CULTURE- PERSONNALITES- LAÂDI
FLICI
Laâdi Flici était
un gardien de la mémoire. Il était l’un des auteurs algériens qui se sont
inspirés le plus des épreuves du peuple durant la colonisation.
Il a toujours décrit et dénoncé
le caractère injuste et violent du colonialisme. Quand il a été assassiné,
en mars 1993, Laâdi Flici
exerçait son métier de médecin dans un cabinet dont la fenêtre donnait sur la
rue Ammar Ali (ex-Randon), comme s’il voulait rester toujours au milieu des
humbles. Rien ne lui était inconnu ou indifférent dans ce quartier où il est né
en 1937 et y a longtemps vécu. Un de ses premiers textes écrit 1957 en prison
a, d’ailleurs, pour titre symbolique «Fils de la
Casbah». Il avait été arrêté l’année d’avant à cause de ses activités
militantes.
Son 1e recueil de poèmes dans la
veine militante «La Passion humaine» paraît en 1958, à
Paris, en pleine guerre chez l’éditeur Millias
Martin.

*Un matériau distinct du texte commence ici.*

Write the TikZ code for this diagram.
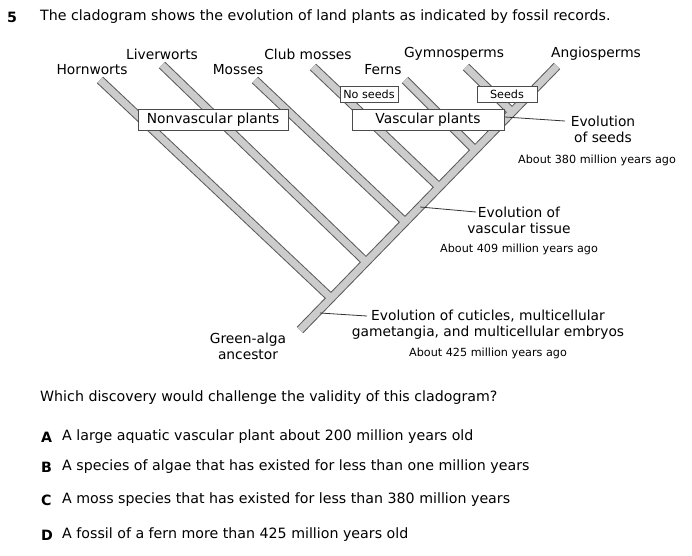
\documentclass[tikz,border=0pt]{standalone}
\usepackage{fontspec}
\setmainfont{DejaVu Sans}
\begin{document}
\begin{tikzpicture}[x=1pt,y=-1pt,
  lbl/.style={font=\fontsize{13.8}{16}\selectfont,inner sep=1pt},
  sm/.style={font=\fontsize{11.2}{13}\selectfont,inner sep=1pt},
  bx/.style={draw=black!70,fill=white,font=\fontsize{13.8}{16}\selectfont,inner sep=2pt,minimum height=21pt},
  sbx/.style={draw=black!70,fill=white,font=\fontsize{11.2}{13}\selectfont,inner sep=1.5pt,minimum height=16pt},
  q/.style={font=\fontsize{14.2}{16}\selectfont,anchor=west,inner sep=0pt},
  ptr/.style={draw=black!80,line width=0.8pt},
  brO/.style={line width=9pt,draw=black!65},
  brI/.style={line width=7pt,draw=black!20}]
\useasboundingbox (0,0) rectangle (692,555);
% coordinates
\coordinate (t0) at (300,330); \coordinate (t1) at (557,66);
\coordinate (jH) at (331,298); \coordinate (pH) at (100,80);
\coordinate (jL) at (366,262); \coordinate (pL) at (162,65);
\coordinate (jM) at (405,222); \coordinate (pM) at (255,80);
\coordinate (jC) at (439,187); \coordinate (pC) at (313,67);
\coordinate (jF) at (475,150); \coordinate (pF) at (405,80);
\coordinate (jG) at (512,112); \coordinate (pG) at (466,67);
\foreach \s in {brO,brI}{
  \draw[\s] (t0) -- (t1);
  \foreach \a in {H,L,M,C,F,G} \draw[\s] (j\a) -- (p\a);
}
% labels
\node[q,font=\fontsize{14.2}{16}\selectfont\bfseries] (num) at (7,17) {5};
\node[q] (title) at (40,17) {The cladogram shows the evolution of land plants as indicated by fossil records.};
\node[lbl] (lH) at (92,70) {Hornworts};
\node[lbl] (lL) at (162,54) {Liverworts};
\node[lbl] (lM) at (238,70) {Mosses};
\node[lbl] (lC) at (308,54) {Club mosses};
\node[lbl] (lF) at (383,70) {Ferns};
\node[lbl] (lG) at (454,54) {Gymnosperms};
\node[lbl] (lA) at (596,54) {Angiosperms};
\node[bx,minimum width=150pt] (nv) at (213,120) {Nonvascular plants};
\node[bx,minimum width=152pt] (vp) at (428,120) {Vascular plants};
\node[sbx,minimum width=58pt] (ns) at (369,94) {No seeds};
\node[sbx,minimum width=60pt] (sd) at (507,94) {Seeds};
% annotations
\node[lbl,align=center] (es) at (603,129) {Evolution\\of seeds};
\node[sm] (es2) at (597,160) {About 380 million years ago};
\coordinate (ces) at (505,117); \coordinate (des) at (565,121);
\draw[ptr] (ces) -- (des);
\node[lbl,align=center] (ev) at (519,220) {Evolution of\\vascular tissue};
\node[sm] (ev2) at (519,249) {About 409 million years ago};
\coordinate (cev) at (420,207); \coordinate (dev) at (476,212);
\draw[ptr] (cev) -- (dev);
\node[lbl,align=center] (ec) at (488,325) {Evolution of cuticles, multicellular\\gametangia, and multicellular embryos};
\node[sm] (ec2) at (488,353) {About 425 million years ago};
\coordinate (cec) at (320,313); \coordinate (dec) at (367,316);
\draw[ptr] (cec) -- (dec);
\node[lbl,align=center] (ga) at (248,346) {Green-alga\\ancestor};
% question
\node[q] (qq) at (40,398) {Which discovery would challenge the validity of this cladogram?};
\foreach \l/\t/\y in {A/A large aquatic vascular plant about 200 million years old/437,
  B/A species of algae that has existed for less than one million years/467,
  C/A moss species that has existed for less than 380 million years/500,
  D/A fossil of a fern more than 425 million years old/535}{
  \node[q,font=\fontsize{14.2}{16}\selectfont\bfseries] (o\l) at (41,\y) {\l};
  \node[q] (t\l) at (62,\y) {\t};
}
\end{tikzpicture}
\end{document}
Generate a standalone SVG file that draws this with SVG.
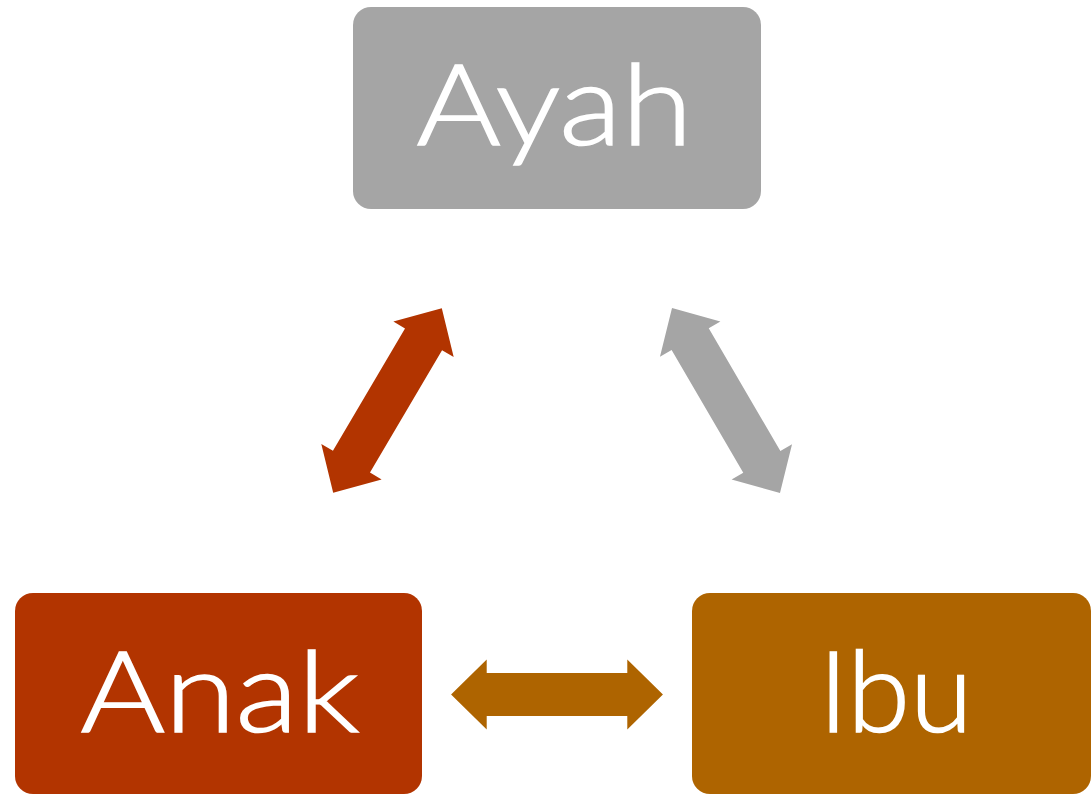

Le nom de Flici commence, toutefois, à se
faire connaître davantage dans la presse nationale juste après l’indépendance.
Président du comité exécutif de l’UGEMA, il publiait souvent dans «Le peuple», «Révolution africaine», «Novembre». Les vers
d’un poème comme «Le Peuple de décembre» glorifie les
sacrifices qui ont conduit à l’indépendance et «US Go homme» exprime sa colère
contre un ordre injuste. Sa vocation de poète dont les sujets de prédilection
étaient la recherche du bonheur et la guerre a germé durant sa détention à Serkadji où il a vécu «avec les
yeux de la certitude» et dans sa propre chair, l’épreuve de la libération.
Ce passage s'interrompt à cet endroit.